Jan Śpiewak zwyciężył w sądzie z mecenasem Jackiem Dubois
Wygrałem proces ze znanym adwokatem Jackiem Dubois – poinformował w środę Jan Śpiewak. Jak wyjaśnił, poszło o sformułowanie "dzika reprywatyzacja". "Sąd uznał, że mogłem powiedzieć, że jego kancelaria specjalizowała się w dzikiej reprywatyzacji" – poinformował aktywista.
Śpiewak wyjaśnił w środę na Facebooku, że poszło o wpis, który "popełnił po aresztowaniu burmistrza Włoch za przyjęcie 200 tysięcy złotych łapówki". "Okazuje się, że adwokatem burmistrza Włoch Artura W. jest mecenas Dubois" - zaznaczył.
"Dubois oskarżył mnie z 212 kk po tym, gdy przypomniał, że reprezentuje jednocześnie aresztowanego burmistrza Włoch i ratusz przed Komisją Weryfikacyjną" – napisał na Twitterze Śpiewak. Aktywista wskazał także, że proces karny, który wytoczył mu znany adwokat przewiduje sankcję nawet do roku więzienia.
Śpiewak podkreślił na Facebooku, że adwokat "przez lata razem z senatorem PO Aleksandrem Pociejem prowadził kancelarię adwokacką, która specjalizowała się m.in. w dzikiej reprywatyzacji". Przypomniał także, że również senator Pociej pozwał go przed wyborami za zdanie w jego tekście opublikowanym w tygodniku "Wprost".
– Napisałem, że Pociej jest nieformalnym reprezentantem środowisk adwokackich, które chcą zachowania status quo – przypomniał aktywista.
– Pociej przepchnął przez parlament poprawkę, która przekazała gigantyczne pieniądze na "odszkodowania" z tytułu dzikiej reprywatyzacji.
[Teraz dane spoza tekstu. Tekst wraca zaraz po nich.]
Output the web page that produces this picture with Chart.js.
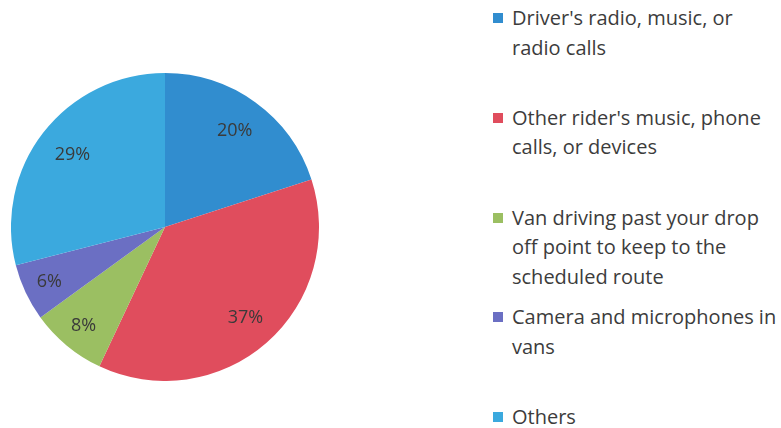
<!DOCTYPE html>
<html>
<head>
<meta charset="utf-8">
<script src="https://cdn.jsdelivr.net/npm/chart.js@4/dist/chart.umd.min.js"></script>
<style>
  body { margin: 0; background: #fff; width: 781px; height: 428px; overflow: hidden; position: relative; font-family: "Open Sans", sans-serif; }
  #pie-wrap { position: absolute; left: 11px; top: 73px; width: 308px; height: 308px; }
  #legend { position: absolute; left: 493px; top: 0; width: 288px; }
  .item { position: absolute; left: 0; display: flex; align-items: flex-start; white-space: nowrap; }
  .swatch { width: 10px; height: 10px; margin-top: 10px; margin-right: 9px; flex: none; }
  .text { font-size: 20px; line-height: 29.5px; color: #3c3c3c; }
</style>
</head>
<body>
<div id="pie-wrap"><canvas id="pie"></canvas></div>
<div id="legend"></div>
<script>
const labels = [
  ["Driver's radio, music, or", "radio calls"],
  ["Other rider's music, phone", "calls, or devices"],
  ["Van driving past your drop", "off point to keep to the", "scheduled route"],
  ["Camera and microphones in", "vans"],
  ["Others"]
];
const values = [20, 37, 8, 6, 29];
const colors = ['#318dcf', '#e04d5d', '#9bbf62', '#6b6fc3', '#3ba9de'];

// label distance from centre, as part of the radius
const labelRadius = [0.77, 0.79, 0.83, 0.83, 0.76];

const sliceLabels = {
  id: 'sliceLabels',
  afterDatasetsDraw(chart) {
    const ctx = chart.ctx;
    const meta = chart.getDatasetMeta(0);
    ctx.save();
    ctx.font = '18px "Open Sans", sans-serif';
    ctx.fillStyle = '#3a3a3a';
    ctx.textAlign = 'center';
    ctx.textBaseline = 'middle';
    meta.data.forEach((arc, i) => {
      const p = arc.getProps(['x', 'y', 'startAngle', 'endAngle', 'outerRadius'], true);
      const a = (p.startAngle + p.endAngle) / 2;
      const r = p.outerRadius * labelRadius[i];
      ctx.fillText(values[i] + '%', p.x + Math.cos(a) * r, p.y + Math.sin(a) * r);
    });
    ctx.restore();
  }
};

new Chart(document.getElementById('pie'), {
  type: 'pie',
  data: {
    labels: labels,
    datasets: [{
      data: values,
      backgroundColor: colors,
      borderWidth: 0
    }]
  },
  options: {
    responsive: true,
    maintainAspectRatio: false,
    animation: false,
    plugins: {
      legend: { display: false },
      tooltip: { enabled: false }
    }
  },
  plugins: [sliceLabels]
});

// legend, items at even spacing like the original
const legend = document.getElementById('legend');
labels.forEach((lines, i) => {
  const item = document.createElement('div');
  item.className = 'item';
  item.style.top = (3 + i * 99.8) + 'px';
  item.innerHTML = '<span class="swatch" style="background:' + colors[i] + '"></span>' +
    '<span class="text">' + lines.join('<br>') + '</span>';
  legend.appendChild(item);
});
</script>
</body>
</html>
Były one wypłacane niezgodnie z prawem – dodał Śpiewak. – Znaczna ich część trafiła zapewne do mafii - ocenił.
Śpiewak podkreślił także, że "Dubois też jest ściśle związany z Platformą Obywatelską" i to z jej rekomendacji pełni funkcje członka Trybunału Stanu. – Jego kancelaria od lat zarabia krocie na reprezentowaniu ratusza przed komisją weryfikacyjną – wskazał.